Of course, mindfulness is also discussed. Mindfulness can be seen as an instrumental version of Zen. The main exercise is the contact with the present moment, for which we will use various mindfulness exercises.
Zen and Archery
Zen and Archery is a classic combination in the Zen tradition where it has been practiced for many centuries, mostly in Japan. The traditional form of Japanese Archery (Kyudo) is described in the famous booklet "Zen in the Art of Archery". In it, the writer shows that you do not shoot the arrow, but the arrow shoots itself ...
Of course, a lot of training is required, but this course provides a start by practicing the technique of archery, Because bows come in all sizes of length and strength, archery is independent of age, sex, height or strength.
Archery is an exercise for body and mind, and fits well within the whole range of eastern movement- and meditation techniques.
Zen and YinYoga
YinYoga is a new kind of yoga that is gaining more and more attention. YinYoga was developed by Paul Grilley who connects Taoism, Tantra and Chakra meditation. YinYoga offers space to let the many stimuli of daily life be for a while, and to practice yoga with peace and attention. YinYoga is a slow form of yoga in which improving the Chi, or letting the Chi flow, is central. By stimulating the meridians through which Chi flows, we improve the functioning of our organs, help our immune system and ensure an overall better well-being.

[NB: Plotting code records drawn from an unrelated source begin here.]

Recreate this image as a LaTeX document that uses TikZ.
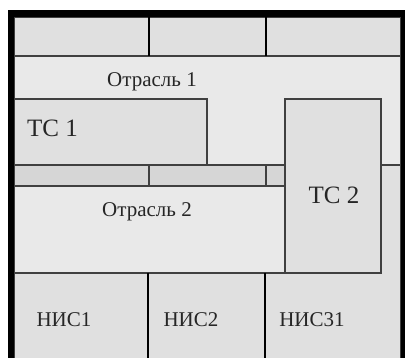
\documentclass[tikz,border=0pt]{standalone}
\usepackage{fontspec}
\setmainfont{Liberation Serif}
\definecolor{cellgray}{HTML}{E0E0E0}
\definecolor{branchgray}{HTML}{E9E9E9}
\definecolor{stripgray}{HTML}{D6D6D6}
\definecolor{linegray}{HTML}{404040}

\begin{document}
\begin{tikzpicture}[x=1pt,y=-1pt,
    cell/.style={fill=cellgray,draw=linegray,line width=1.2pt},
    branch/.style={fill=branchgray,draw=linegray,line width=1.2pt},
    strip/.style={fill=stripgray,draw=linegray,line width=1.2pt},
    divider/.style={draw=black,line width=2pt},
    every node/.style={text=black!85,inner sep=0pt}]
    \useasboundingbox (0,0) rectangle (405,358);
    \clip (0,0) rectangle (405,358);
    \fill[white] (0,0) rectangle (405,358);
    % top row
    \draw[cell] (14,17) rectangle (149,56);
    \draw[cell] (149,17) rectangle (266,56);
    \draw[cell] (266,17) rectangle (401,56);
    \draw[branch] (14,56) rectangle (401,165);
    \draw[cell] (14,99) rectangle (207,165);
    \draw[strip] (14,165) rectangle (149,186);
    \draw[strip] (149,165) rectangle (266,186);
    \draw[strip] (266,165) rectangle (285,186);
    \draw[cell] (285,165) rectangle (401,273);
    % bottom row
    \draw[cell] (14,273) rectangle (148,362);
    \draw[cell] (148,273) rectangle (265,362);
    \draw[cell] (265,273) rectangle (401,362);
    \fill[cellgray] (382,166) rectangle (400,275);
    \draw[branch] (14,186) rectangle (285,273);
    \draw[cell] (285,99) rectangle (381,273);
    \foreach \x in {149,266}
        \draw[divider] (\x,17) -- (\x,56);
    \foreach \x in {148,265}
        \draw[divider] (\x,273) -- (\x,362);
    \draw[line width=6.5pt] (11,13.5) rectangle (404,370);
    % labels
    \node (br1) at (152,82) {\fontsize{21}{24}\selectfont Отрасль 1};
    \node[anchor=west] (ts1) at (27,128) {\fontsize{25}{28}\selectfont ТС 1};
    \node (ts2) at (334,195) {\fontsize{25}{28}\selectfont ТС 2};
    \node (br2) at (147,212) {\fontsize{21}{24}\selectfont Отрасль 2};
    \node (nis1) at (64,320) {\fontsize{21}{24}\selectfont НИС1};
    \node (nis2) at (191,320) {\fontsize{21}{24}\selectfont НИС2};
    \node (nis31) at (312,320) {\fontsize{21}{24}\selectfont НИС31};
\end{tikzpicture}
\end{document}
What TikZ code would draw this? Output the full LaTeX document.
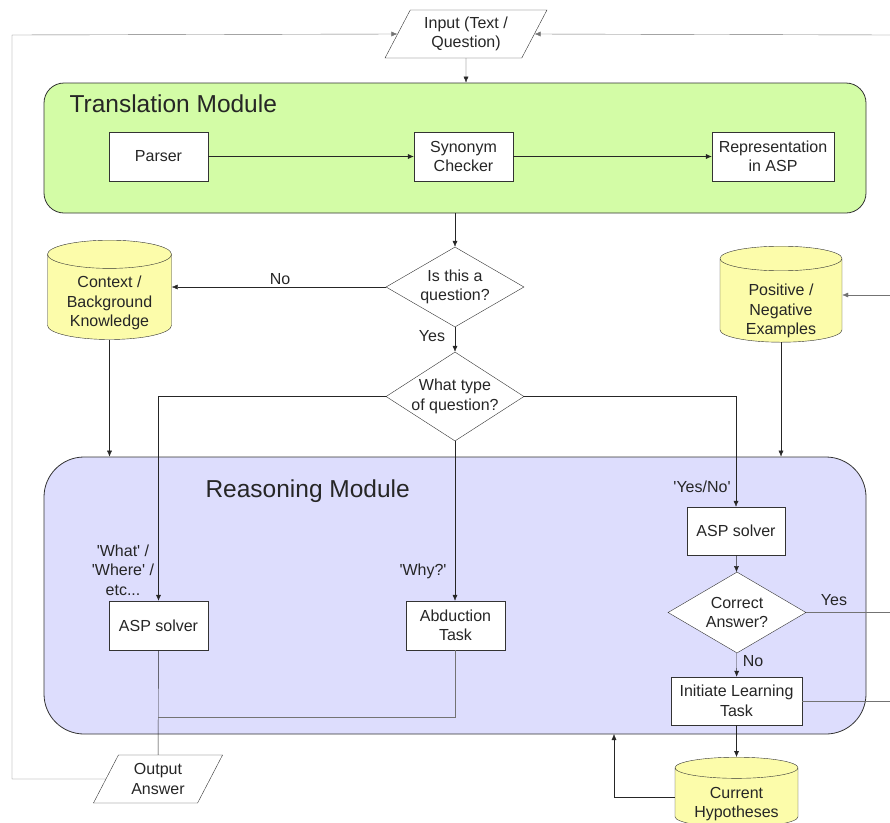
\documentclass[tikz,border=0pt]{standalone}
\usepackage{fontspec}
\setmainfont[Ligatures=TeXOff]{Liberation Sans}
\usepackage{tikz}
\usetikzlibrary{shapes.geometric,arrows.meta}

\definecolor{transgreen}{RGB}{211,252,166}
\definecolor{reasonblue}{RGB}{221,221,253}
\definecolor{storeyellow}{RGB}{252,252,170}

\begin{document}
\begin{tikzpicture}[x=1pt,y=-1pt,
		every node/.style={font=\fontsize{16}{19.5}\selectfont, align=center, text=black!85},
		process/.style={draw=black!80, fill=white, minimum width=99pt, minimum height=49pt, inner sep=2pt},
		decision/.style={draw=black!80, fill=white, diamond, shape aspect=1.72, minimum width=138pt, minimum height=80pt, inner sep=-6pt},
		inout/.style={draw=black!80, fill=white, trapezium, trapezium left angle=62, trapezium right angle=118, trapezium stretches=true, minimum height=48pt, inner sep=1pt},
		store/.style={draw=black!80, fill=storeyellow, cylinder, shape border rotate=90, aspect=0.22, minimum width=124pt, inner xsep=0pt, anchor=north},
		module/.style={draw=black!80, line width=0.8pt},
		title/.style={font=\fontsize{24.5}{28}\selectfont, anchor=west},
		conn/.style={draw=black!85, -{Latex[length=6pt,width=5pt]}},
		wire/.style={draw=black!85},
		loop/.style={draw=black!55}]

			\useasboundingbox (0,0) rectangle (890,822);

			\coordinate (lft) at (12,35);
			\coordinate (rgtin) at (890,35);
			\coordinate (rgtpos) at (890,295);
			\coordinate (rgtyes) at (890,613);
			\coordinate (rgtinit) at (890,701);
			\coordinate (join) at (158,717);
			\coordinate (fb) at (614,734);

			\node [module, fill=transgreen, rounded corners=20pt, minimum width=822pt, minimum height=130pt] (trans) at (455,148) {};
			\node [title] (transtitle) at (66,104) {Translation Module};
			\node [module, fill=reasonblue, rounded corners=40pt, minimum width=822pt, minimum height=277pt] (reason) at (455,595.5) {};
			\node [title] (reasontitle) at (202,491) {Reasoning Module};

			\node [inout, minimum width=162pt] (inp) at (466,34) {Input (Text /\\Question)};
			\node [inout, minimum width=130pt] (out) at (158,779) {Output\\Answer};

			\node [process] (parser) at (158.5,156.5) {Parser};
			\node [process] (syn) at (463.5,156.5) {Synonym\\Checker};
			\node [process, minimum width=122pt] (repr) at (773,156.5) {Representation\\in ASP};

			\node [decision] (isq) at (455,287) {Is this a\\question?};
			\node [decision, minimum height=89pt, shape aspect=1.55] (what) at (455,396.5) {What type\\of question?};

			\node [store, aspect=0.33, minimum height=94pt, inner ysep=-4.5pt] (ctx) at (109.5,240) {\rule{0pt}{23.5pt}Context /\\Background\\Knowledge};
			\node [store, aspect=0.35, minimum width=122pt, minimum height=96pt, inner ysep=-9pt] (pos) at (781,246) {\rule{0pt}{32.5pt}Positive /\\Negative\\Examples};

			\node [process] (asp1) at (158.5,625.5) {ASP solver};
			\node [process] (abd) at (455.5,625.5) {Abduction\\Task};
			\node [process, minimum width=98pt, minimum height=48pt] (asp2) at (736,531) {ASP solver};
			\node [decision, minimum height=81pt] (correct) at (737,612.5) {Correct\\Answer?};
			\node [process, minimum width=131pt, minimum height=48pt] (init) at (736.5,701) {Initiate Learning\\Task};
			\node [store, aspect=0.25, minimum width=123pt, minimum height=70pt, inner ysep=-5pt] (hyp) at (736.5,757) {\rule{0pt}{24.5pt}Current\\Hypotheses};

			\node (nolbl) at (280,279) {No};
			\node (yeslbl) at (432,336) {Yes};
			\node (whatlbl) at (123,570) {'What' /\\'Where' /\\etc...};
			\node (whylbl) at (423,571) {'Why?'};
			\node (yesnolbl) at (702,487) {'Yes/No'};
			\node (nolbl2) at (753,661) {No};
			\node (yeslbl2) at (834,600) {Yes};

			\draw [conn] (inp) -- (inp |- trans.north);
			\draw [conn] (parser) -- (syn);
			\draw [conn] (syn) -- (repr);
			\draw [conn] (trans.south -| isq) -- (isq.north);
			\draw [conn] (isq.west) -- (isq.west -| ctx.east);
			\draw [conn] (isq.south) -- (what.north);
			\draw [conn] (what.west) -| (asp1.north);
			\draw [conn] (what.south) -- (what.south |- abd.north);
			\draw [conn] (what.east) -| (asp2.north);
			\draw [conn] (ctx.south) -- (ctx.south |- reason.north);
			\draw [conn] (pos.south) -- (pos.south |- reason.north);
			\draw [conn] (asp2) -- (correct);
			\draw [conn] (correct) -- (init);
			\draw [conn] (init) -- (hyp.north);
			\draw [conn] (hyp.west) -| (fb);
			\draw [wire] (asp1) -- (out);
			\draw [loop] (abd.south) |- (join);
			\draw [loop] (correct.east) -- (correct.east -| rgtyes);
			\draw [loop] (init.east) -- (init.east -| rgtinit);
			\draw [conn, draw=black!55] (rgtpos) -- (rgtpos -| pos.east);
			\draw [conn, draw=black!55] (rgtin) -- (inp.east);
			\draw [conn, draw=black!55] (out.west) -- (out.west -| lft) -- (lft) -- (inp.west);

		\end{tikzpicture}
\end{document}
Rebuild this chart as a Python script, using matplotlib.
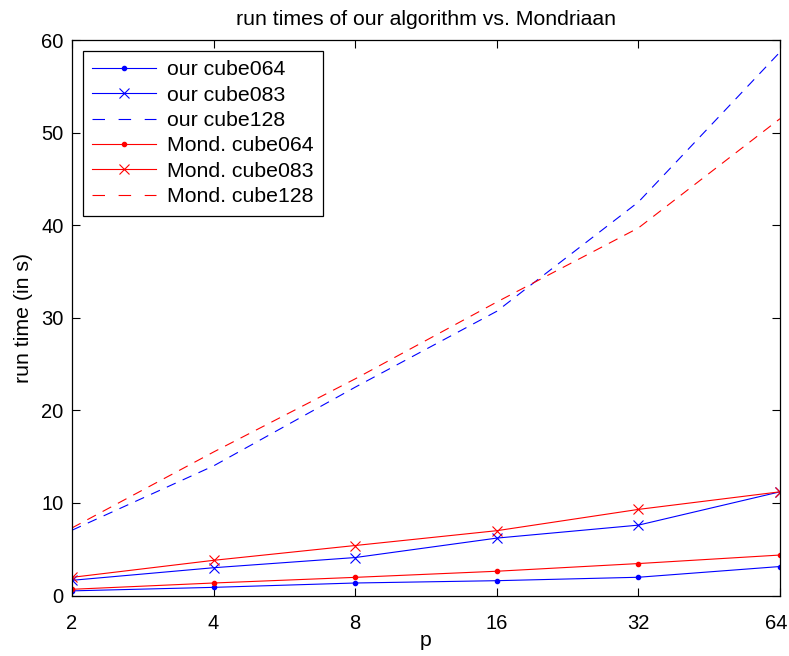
import matplotlib
matplotlib.use("Agg")
import matplotlib.pyplot as plt
import matplotlib.transforms as mtransforms

plt.rcParams['font.family'] = ['Liberation Sans', 'DejaVu Sans']
plt.rcParams['lines.scale_dashes'] = False

p = [2, 4, 8, 16, 32, 64]
our_cube064 = [0.5, 0.88, 1.35, 1.6, 1.97, 3.13]
our_cube083 = [1.64, 3.0, 4.1, 6.2, 7.6, 11.2]
our_cube128 = [7.05, 14.0, 22.5, 30.7, 42.5, 58.7]
mond_cube064 = [0.67, 1.35, 1.96, 2.62, 3.45, 4.37]
mond_cube083 = [1.96, 3.8, 5.4, 7.0, 9.3, 11.2]
mond_cube128 = [7.3, 15.5, 23.4, 31.7, 39.7, 51.5]

fs_tick = 14.5
fs = 15.3
fig = plt.figure(figsize=(7.89, 6.56), dpi=100)
ax = fig.add_axes([72/789, 1-595.5/656, 708/789, 555.5/656])

lw = 0.8
dash = (0, (7, 5.5))
ax.plot(p, our_cube064, color='#0000ff', lw=lw, marker='.', ms=6, label='our cube064')
ax.plot(p, our_cube083, color='#0000ff', lw=lw, marker='x', ms=7, mew=0.8, label='our cube083')
ax.plot(p, our_cube128, color='#0000ff', lw=lw, linestyle=dash, label='our cube128')
ax.plot(p, mond_cube064, color='#ff0000', lw=lw, marker='.', ms=6, label='Mond. cube064')
ax.plot(p, mond_cube083, color='#ff0000', lw=lw, marker='x', ms=7, mew=0.8, label='Mond. cube083')
ax.plot(p, mond_cube128, color='#ff0000', lw=lw, linestyle=dash, label='Mond. cube128')

ax.set_xscale('log', base=2)
ax.set_xlim(2, 64)
ax.set_ylim(0, 60)
ax.set_xticks(p)
ax.set_xticklabels([str(v) for v in p])
ax.minorticks_off()
ax.set_yticks(range(0, 61, 10))
ax.tick_params(direction='in', top=True, right=True, length=6, width=0.8, labelsize=fs_tick)
ax.tick_params(axis='y', pad=6)
ax.tick_params(axis='x', pad=13)
for s in ax.spines.values():
    s.set_linewidth(0.9)

# keep the last x tick label inside the figure edge
last = ax.get_xticklabels()[-1]
last.set_transform(last.get_transform() + mtransforms.ScaledTranslation(-4/100, 0, fig.dpi_scale_trans))

ax.set_xlabel('p', fontsize=fs, labelpad=-1)
ax.set_ylabel('run time (in s)', fontsize=fs, labelpad=6)
ax.set_title('run times of our algorithm vs. Mondriaan', fontsize=fs, pad=11)

leg = ax.legend(loc='upper left', fontsize=fs, handlelength=3.0, handletextpad=0.5,
                borderaxespad=0.5, labelspacing=0.3, fancybox=False, framealpha=1,
                edgecolor='black', borderpad=0.45)
leg.get_frame().set_linewidth(0.9)
for i in (2, 5):
    leg.get_lines()[i].set_dashes((9, 9.8))

fig.savefig('out.png', dpi=100)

In YinYoga, postures are practiced in a passive but also intensive way and are held for a long time (between 4 and 5 minutes). In this way the connective tissues rather than the muscles, are stretched and stimulated. This makes joints more mobile and active. This stimulates more space and flexibility in our body; especially around the hips, sacrum and entire back area.
The combination of YinYoga with Zen is special, but at the same time it is also very obvious. Taoism is an important source for both YinYoga and Zen. After all, Zen emerged from the cross-over between Buddhism and Taoism. Because you stay in the postures for a long time, you can observe better what you feel and think. This makes YinYoga a good addition to zen meditation or… “sitting in silence”.
Be a philosopher yourself
In this training we look for the philosopher in ourselves; The thinker, the researcher, the questioner… these are all aspects of the philosopher. Today there is a strange use of the word philosopher. A philosopher is someone who knows the work of famous philosophers, someone who has studied Socrates and knows what f.e. Plato has to say. But that is actually a philosophist; comparable to the musician and the musicologist. The musician makes music, the musicologist knows a lot about music.
In this training we try to awaken the philosopher in ourselves. Someone who asks questions and tries to come up with answers ... in short, someone who enters into the philosophical process himself. Two aspects are central: The investigative phase in which the development of your own thoughts is central and the critical phase in which thoughts, propositions and opinions are further investigated.
We will engage in, among other things, logic, argumentation, debating, but above all we will try to develop Thoughts ourselves. No question is avoided: whether it is socially desirable or not, whether it appears to be important or not. Each question can provide compelling thoughts.
This course is provided annually at the Volkshogeschool Terschelling, The Netherlands.